»Juden haben
viel beizutragen«
Micha Brumlik über Lebensfragen und den Deutschen Ethikrat
Herr Brumlik, am 1. Juli wird ein Deutscher Ethikrat eingerichtet, dessen 26 Mitglieder je zur Hälfte von Bundestag und Bundesregierung benannt werden. Dieser löst den Nationalen Ethikrat ab, der 2001 von Bundeskanzler Gerhard Schröder eingerichtet worden war. Dort saßen zahlreiche christliche Theologen, aber kein einziger Jude. Haben Juden zu ethischen Fra- gen nichts beizutragen?
brumlik: Juden haben zu ethischen Fragen sehr viel beizutragen. Sowohl aus der Orthodoxie als auch aus dem Reformjudentum liegt eine umfangreiche rabbinische Literatur gerade zu bio- und friedensethischen Fragen vor. Allerdings sind die Juden in Deutschland zahlenmäßig eine verschwindende Minderheit. Aber der Umstand, dass sie in Rundfunkräten vertreten sind, weist darauf hin, dass die jüdische Stimme bei politischen und moralischen Belangen gehört werden soll. Das sollte auch für den Ethikrat gelten.
Wieso saß im Ethikrat bisher kein Jude?
brumlik: Da haben auch viele andere nicht dringesessen. Das liegt daran, dass der Ethikrat bisher eine Idee des Alt-Bundeskanzlers Schröder gewesen ist, der seine eigene Agenda im Bereich der Bioethik durchsetzen wollte und sich die Personen zusammengesucht hat, die seine Linie unterstützen. Das wird im neuen Ethikrat hoffentlich anders sein.
Wer könnte dort von jüdischer Seite kompetent Positionen vertreten?
brumlik: Ich würde zunächst dafür plädieren, wirklich ausgewiesene Rabbiner der unterschiedlichen liturgischen Strömungen zu berufen, also diejenigen, die in der Allgemeinen oder der Orthodoxen Rabbinerkonferenz mit derlei Fragen befasst sind und die wirklich halachisch-ethisch bewandert sind.
Worin würden sich jüdische Positionen etwa zur Stammzellenforschung von christlichen unterscheiden?
brumlik: Grundsätzlich ist die rabbinische Bioethik, was Fragen des ungeborenen Lebens angeht – auch in der Orthodoxie –, deutlich liberaler als die katholisch-kantianische Position.

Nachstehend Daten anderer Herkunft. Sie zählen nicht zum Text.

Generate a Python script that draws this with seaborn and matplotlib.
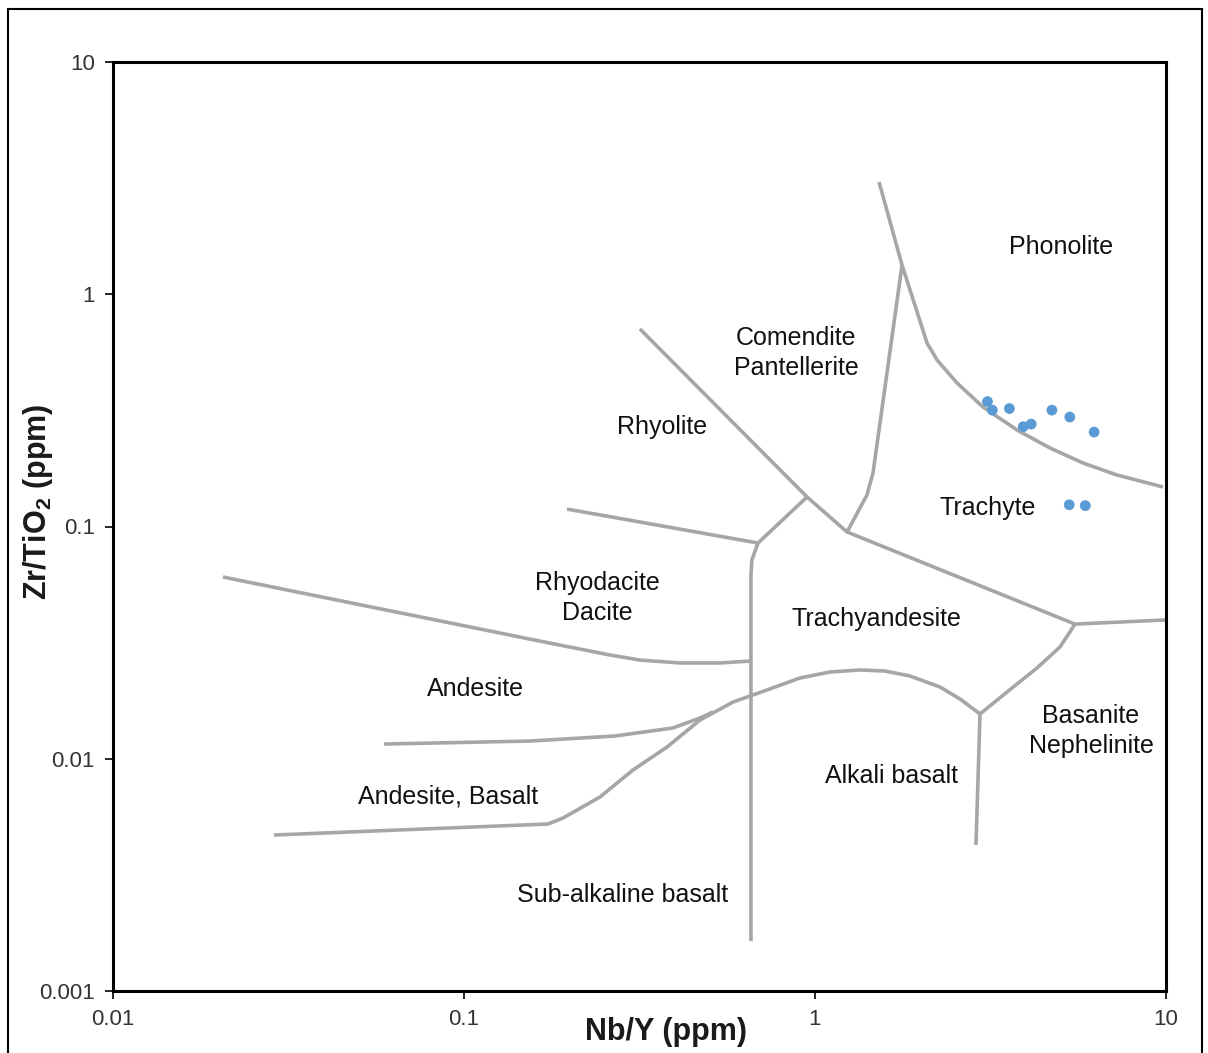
import numpy as np
import matplotlib
matplotlib.use("Agg")
import matplotlib.pyplot as plt
import seaborn as sns
from matplotlib.patches import Rectangle

# Sample compositions (Nb/Y, Zr/TiO2)
nb_y = [3.10, 3.20, 3.58, 3.92, 4.13, 4.73, 5.32, 6.24, 5.30, 5.89]
zr_ti = [0.345, 0.317, 0.322, 0.269, 0.276, 0.317, 0.296, 0.255, 0.124, 0.123]

# Field boundaries of the Winchester & Floyd diagram (Nb/Y, Zr/TiO2)
rhyolite_x = [0.317, 0.949, 1.234, 5.505, 10.0]
rhyolite_y = [0.709, 0.134, 0.0947, 0.0380, 0.0396]

rhyodacite_x = [0.1965, 0.688, 0.949]
rhyodacite_y = [0.1189, 0.0849, 0.134]

subalk_x = [0.688, 0.661, 0.657, 0.657]
subalk_y = [0.0849, 0.0718, 0.0618, 0.00164]

comendite_x = [1.234, 1.406, 1.463, 1.770]
comendite_y = [0.0947, 0.1367, 0.170, 1.336]

phonolite_x = [1.522, 1.770, 2.085, 2.227, 2.539, 3.010, 3.763, 4.672, 5.801, 7.252, 9.806]
phonolite_y = [3.043, 1.336, 0.617, 0.521, 0.4148, 0.327, 0.2603, 0.2178, 0.1877, 0.1666, 0.148]

dacite_x = [0.02058, 0.1646, 0.2606, 0.317, 0.4125, 0.5363, 0.657]
dacite_y = [0.0606, 0.0321, 0.02797, 0.0266, 0.02585, 0.02585, 0.02636]

andesite_x = [0.0592, 0.1542, 0.2693, 0.3938, 0.4703, 0.5123]
andesite_y = [0.01157, 0.01192, 0.01253, 0.01357, 0.01498, 0.0159]

basalt_x = [0.02876, 0.1735, 0.1915, 0.2441, 0.3030, 0.3788, 0.4703, 0.5841,
            0.7297, 0.9064, 1.103, 1.344, 1.582, 1.865, 2.270, 2.589, 2.952]
basalt_y = [0.004695, 0.005237, 0.005557, 0.006845, 0.008946, 0.01123, 0.01468,
            0.01755, 0.01977, 0.02227, 0.02363, 0.02411, 0.02387, 0.02271,
            0.02037, 0.01809, 0.01559]

basanite_x = [2.952, 3.524, 4.290, 4.989, 5.505]
basanite_y = [0.01559, 0.01938, 0.02459, 0.03029, 0.0380]

alkali_x = [2.952, 2.875]
alkali_y = [0.01559, 0.004252]

boundaries = [
    (rhyolite_x, rhyolite_y), (rhyodacite_x, rhyodacite_y), (subalk_x, subalk_y),
    (comendite_x, comendite_y), (phonolite_x, phonolite_y), (dacite_x, dacite_y),
    (andesite_x, andesite_y), (basalt_x, basalt_y), (basanite_x, basanite_y),
    (alkali_x, alkali_y),
]

# Rock-type field names and their positions
field_names = ["Phonolite", "Comendite\nPantellerite", "Rhyolite", "Trachyte",
               "Rhyodacite\nDacite", "Trachyandesite", "Andesite",
               "Basanite\nNephelinite", "Alkali basalt", "Andesite, Basalt",
               "Sub-alkaline basalt"]
field_x = [5.02, 0.883, 0.3665, 3.11, 0.2393, 1.492, 0.1075, 6.112, 1.657, 0.090, 0.2838]
field_y = [1.597, 0.558, 0.268, 0.1201, 0.0492, 0.040, 0.01997, 0.01317, 0.00843, 0.00685, 0.00259]

x_ticks = [0.01, 0.1, 1, 10]
x_tick_labels = ["0.01", "0.1", "1", "10"]
y_ticks = [0.001, 0.01, 0.1, 1, 10]
y_tick_labels = ["0.001", "0.01", "0.1", "1", "10"]

sns.set_theme(style="white")
plt.rcParams["font.family"] = ["Liberation Sans", "DejaVu Sans"]
plt.rcParams["mathtext.fontset"] = "custom"
plt.rcParams["mathtext.rm"] = "Liberation Sans"
plt.rcParams["mathtext.bf"] = "Liberation Sans:bold"

fig = plt.figure(figsize=(12.08, 10.53), dpi=100)
ax = fig.add_axes([113 / 1208, 1 - 991 / 1053, (1166 - 113) / 1208, (991 - 62) / 1053])

line_color = "#A6A6A6"
for bx, by in boundaries:
    sns.lineplot(x=bx, y=by, sort=False, estimator=None, color=line_color,
                 linewidth=2.6, ax=ax, solid_joinstyle="round", solid_capstyle="butt")

sns.scatterplot(x=nb_y, y=zr_ti, color="#5B9BD5", s=60, edgecolor="none", ax=ax, zorder=5)

for name, fx, fy in zip(field_names, field_x, field_y):
    ax.text(fx, fy, name, ha="center", va="center", fontsize=18,
            color="#111111", linespacing=1.35)

ax.set_xscale("log")
ax.set_yscale("log")
ax.set_xlim(0.01, 10)
ax.set_ylim(0.001, 10)
ax.set_xticks(x_ticks)
ax.set_xticklabels(x_tick_labels)
ax.set_yticks(y_ticks)
ax.set_yticklabels(y_tick_labels)
ax.minorticks_off()
ax.tick_params(axis="both", which="major", direction="out", length=6, width=1.2,
               color="black", labelsize=16, labelcolor="#333333", pad=7,
               bottom=True, left=True)

for sp in ax.spines.values():
    sp.set_color("black")
    sp.set_linewidth(2.2)

ax.set_xlabel("Nb/Y (ppm)", fontsize=22, fontweight="bold", color="#1a1a1a",
              va="center", ha="center")
ax.xaxis.set_label_coords(0.525, -(1032 - 991) / 929)
ax.set_ylabel(r"Zr/TiO$_\mathbf{2}$ (ppm)", fontsize=22, fontweight="bold",
              color="#1a1a1a", va="center", ha="center")
ax.yaxis.set_label_coords(-(113 - 38) / 1053, (991 - 502) / 929)

# Frame around the whole chart
fig.patches.append(Rectangle((8 / 1208, -0.01), (1202 - 8) / 1208, 1 - 9 / 1053 + 0.01,
                             transform=fig.transFigure, fill=False,
                             edgecolor="black", linewidth=1.5))

fig.savefig("out.png", dpi=100)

In der politischen Ethik ist bekannt, dass im Judentum etwa das Recht auf individuelle und kollektive Selbstverteidigung einen höheren Stellenwert hat als in christlichen Ethiken. Übrigens gibt es in der rabbinisch-talmudischen Ethik bereits im zweiten und dritten Jahrhundert eine sehr breite Diskussion über die Würde des Menschen als Ebenbild Gottes. Eine Diskussion, die historisch früher anfängt als in den christlichen Kirchen.
Mit dem Erziehungswissenschaftler und Philosophen sprach Ingo Way.